Raph Frank wrote:
On Thu, Mar 11, 2010 at 9:41 PM, Kristofer Munsterhjelm
<[email protected]> wrote:
Having just a single from each state may be /too/ centrist, but to pick two
senators from each using a proportional ordering might work - as long as it
doesn't introduce partisan division.
You would probably end up getting the centre of each of the 2 parties
if you did that, so it defeats the idea of finding centerists to
cancel out the 2 party system.
You could split states into districts, if you wanted more than 1
senator elected at the same time.
Ofc, districting runs in gerrymandering problems.
I've thought about this, and it makes sense. Any argument I could use
against having a division inside states could also be used to argue
against a division among states (e.g. why have one from each state? why
not one from a block of states? Thus you should have one from a region
of each state if you have more than one).
Districting runs into gerrymandering. I think the solution there is to
let some independent body do the redistricting -- it works in Canada.
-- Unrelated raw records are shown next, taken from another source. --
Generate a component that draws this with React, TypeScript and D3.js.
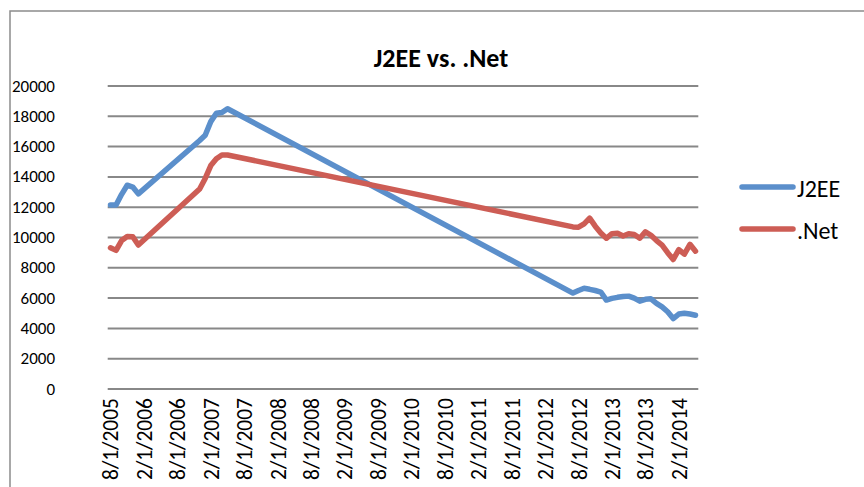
import React from "react";
import * as d3 from "d3";

// monthly observations (first day of month); gaps are joined by straight lines
const months = [
    "2005-08-01", "2005-09-01", "2005-10-01", "2005-11-01", "2005-12-01", "2006-01-01",
    "2006-12-01", "2007-01-01", "2007-02-01", "2007-03-01", "2007-04-01", "2007-05-01",
    "2012-07-01", "2012-08-01", "2012-09-01", "2012-10-01", "2012-11-01", "2012-12-01",
    "2013-01-01", "2013-02-01", "2013-03-01", "2013-04-01", "2013-05-01", "2013-06-01",
    "2013-07-01", "2013-08-01", "2013-09-01", "2013-10-01", "2013-11-01", "2013-12-01",
    "2014-01-01", "2014-02-01", "2014-03-01", "2014-04-01", "2014-05-01",
];

const j2ee = [
    12150, 12150, 12850, 13450, 13330, 12880,
    16400, 16750, 17650, 18200, 18250, 18500,
    6330, 6500, 6650, 6580, 6500, 6400,
    5870, 5980, 6050, 6100, 6130, 6000,
    5800, 5920, 5950, 5650, 5420, 5100,
    4650, 4950, 5000, 4950, 4870,
];

const dotNet = [
    9320, 9150, 9800, 10070, 10050, 9500,
    13200, 13900, 14750, 15200, 15450, 15450,
    10700, 10680, 10900, 11280, 10750, 10300,
    9950, 10250, 10280, 10100, 10250, 10200,
    9950, 10380, 10150, 9800, 9500, 9000,
    8550, 9200, 8900, 9550, 9100,
];

const yTicks = [0, 2000, 4000, 6000, 8000, 10000, 12000, 14000, 16000, 18000, 20000];

const seriesNames = ["J2EE", ".Net"];
const seriesColors = ["#5B8FCB", "#CD5D55"];

const W = 864;
const H = 487;
const FONT = "Carlito, Lato, sans-serif";

const App: React.FC = () => {
    const parse = d3.timeParse("%Y-%m-%d");
    const start = parse("2005-08-01")!;
    const end = parse("2014-05-01")!;
    const dates = months.map((m) => parse(m)!);
    const idx = (d: Date) => d3.timeMonth.count(start, d);
    const nSlots = idx(end) + 1;

    // date axis: each month is one slot, points centred in the slot
    const x = d3.scaleLinear().domain([-0.5, nSlots - 0.5]).range([107.7, 698.3]);
    const y = d3.scaleLinear().domain([0, 20000]).range([389, 86]);

    // major unit: 6 months, starting at the first date
    const tickDates = d3.range(0, nSlots, 6).map((i) => d3.timeMonth.offset(start, i));
    const fmt = (d: Date) => `${d.getMonth() + 1}/${d.getDate()}/${d.getFullYear()}`;

    const line = d3
        .line<number>()
        .x((_, i) => x(idx(dates[i])))
        .y((v) => y(v));

    const series = [j2ee, dotNet];

    return (
        <svg
            width={W}
            height={H}
            style={{ position: "absolute", left: 0, top: 0, background: "#fff" }}
        >
            {/* chart frame */}
            <rect x={10} y={11} width={W} height={H} fill="#fff" stroke="#8c8c8c" strokeWidth={1.5} />

            {/* title */}
            <text
                x={441}
                y={67}
                textAnchor="middle"
                fontFamily={FONT}
                fontWeight="bold"
                fontSize={26}
                fill="#000"
            >
                J2EE vs. .Net
            </text>

            {/* gridlines + y labels */}
            {yTicks.map((t) => (
                <g key={t}>
                    <line x1={x.range()[0]} x2={x.range()[1]} y1={y(t)} y2={y(t)} stroke="#888" strokeWidth={2} />
                    <text
                        x={55}
                        y={y(t)}
                        textAnchor="end"
                        dominantBaseline="central"
                        fontFamily={FONT}
                        fontSize={17}
                        fill="#000"
                    >
                        {t}
                    </text>
                </g>
            ))}

            {/* x labels */}
            {tickDates.map((d) => (
                <text
                    key={d.getTime()}
                    transform={`translate(${x(idx(d)) + 1},398) rotate(-90)`}
                    textAnchor="end"
                    dominantBaseline="central"
                    fontFamily={FONT}
                    fontSize={21.5}
                    fill="#000"
                >
                    {fmt(d)}
                </text>
            ))}

            {/* lines */}
            {series.map((s, k) => (
                <path
                    key={seriesNames[k]}
                    d={line(s)!}
                    fill="none"
                    stroke={seriesColors[k]}
                    strokeWidth={5.5}
                    strokeLinejoin="round"
                    strokeLinecap="round"
                />
            ))}

            {/* legend */}
            {seriesNames.map((name, k) => (
                <g key={name} transform={`translate(740,${187 + k * 42})`}>
                    <line x1={2} x2={53} y1={0} y2={0} stroke={seriesColors[k]} strokeWidth={5.5} strokeLinecap="round" />
                    <text
                        x={57}
                        y={1}
                        dominantBaseline="central"
                        fontFamily={FONT}
                        fontSize={24}
                        fill="#000"
                    >
                        {name}
                    </text>
                </g>
            ))}
        </svg>
    );
};

export default App;
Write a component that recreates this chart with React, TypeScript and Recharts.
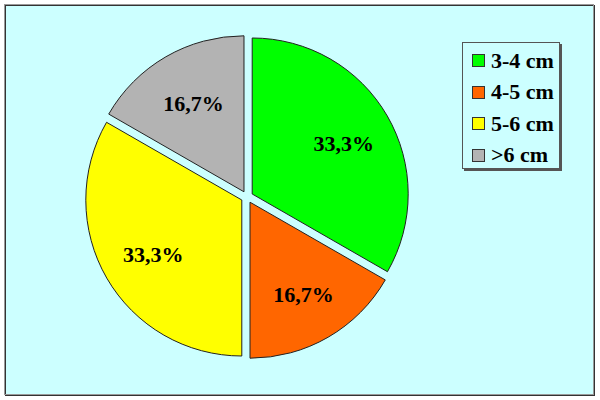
import { PieChart, Pie, Cell, Sector, Legend } from "recharts";

const LABELS = ["3-4 cm", "4-5 cm", "5-6 cm", ">6 cm"];
const SHARES = [33.3, 16.7, 33.3, 16.7];
const COLORS = ["#00ff00", "#ff6600", "#ffff00", "#b3b3b3"];

const data = LABELS.map((name, i) => ({ name, value: SHARES[i] }));

const RAD = Math.PI / 180;
const EXPLODE = 6;
const FONT = "Liberation Serif";

function ExplodedSlice(props: any) {
  const { cx, cy, midAngle } = props;
  const dx = EXPLODE * Math.cos(-midAngle * RAD);
  const dy = EXPLODE * Math.sin(-midAngle * RAD);
  return <Sector {...props} cx={cx + dx} cy={cy + dy} />;
}

function SliceLabel({ cx, cy, midAngle, value }: any) {
  const r = EXPLODE + 104;
  const x = cx + 1.5 + r * Math.cos(-midAngle * RAD);
  const y = cy + 2 + r * Math.sin(-midAngle * RAD);
  return (
    <text x={x} y={y} textAnchor="middle" dominantBaseline="central"
      style={{ fontFamily: FONT, fontWeight: "bold", fontSize: 22 }} fill="#000">
      {value.toFixed(1).replace(".", ",")}%
    </text>
  );
}

function LegendBox() {
  return (
    <div style={{ width: 98, height: 127, border: "1px solid #555", background: "#ccffff",
      boxShadow: "2px 2px 0 #555", boxSizing: "border-box", paddingTop: 2, paddingLeft: 9 }}>
      {LABELS.map((l, i) => (
        <div key={l} style={{ display: "flex", alignItems: "center", height: 31.5 }}>
          <span style={{ width: 11, height: 11, background: COLORS[i], border: "1px solid #333", marginRight: 6, flex: "none" }} />
          <span style={{ fontFamily: FONT, fontWeight: "bold", fontSize: 22, color: "#000", lineHeight: 1, whiteSpace: "nowrap" }}>{l}</span>
        </div>
      ))}
    </div>
  );
}

export default function App() {
  return (
    <div style={{ position: "absolute", left: 0, top: 0, width: 600, height: 400, background: "#fff" }}>
      <div style={{ position: "absolute", left: 4, top: 4, width: 590, height: 391, boxSizing: "border-box",
        background: "#ccffff", border: "1px solid #999", boxShadow: "inset 1px 1px 0 #333, 1px 1px 0 #333" }} />
      <div style={{ position: "absolute", left: 0, top: 0 }}>
        <PieChart width={600} height={400} margin={{ top: 0, right: 0, bottom: 0, left: 0 }}>
          <Pie data={data} dataKey="value" nameKey="name" cx={247} cy={197} outerRadius={156}
            startAngle={90} endAngle={-270} stroke="#222" strokeWidth={1}
            shape={ExplodedSlice} label={SliceLabel} labelLine={false} isAnimationActive={false}>
            {data.map((d, i) => <Cell key={d.name} fill={COLORS[i]} />)}
          </Pie>
          <Legend layout="vertical" align="right" verticalAlign="top" content={<LegendBox />}
            wrapperStyle={{ position: "absolute", left: 462, top: 42, width: 100 }} />
        </PieChart>
      </div>
    </div>
  );
}
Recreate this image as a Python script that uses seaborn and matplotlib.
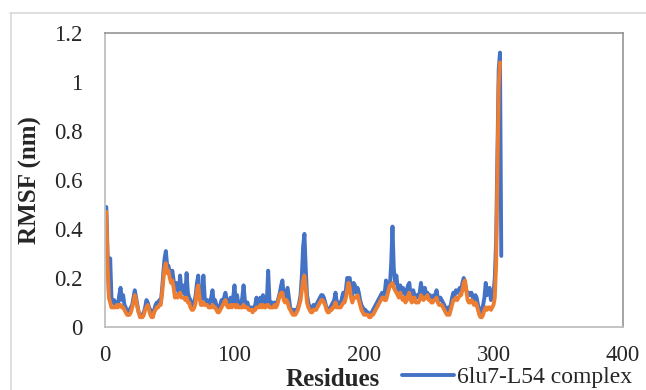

That raises the question of why such hasn't been done already, but I
think the parties are just too strong. The initial cancelling-out done
by Condorcet might be enough to pull the system away from that kind of
entrenchment.
More exotic systems might be possible - for instance, some sort of
supermajority requirement for councils of two, or a weighted kind of PR
that pulls the centrists towards the center, or something, but that
lacks the simplicity of the ideas above.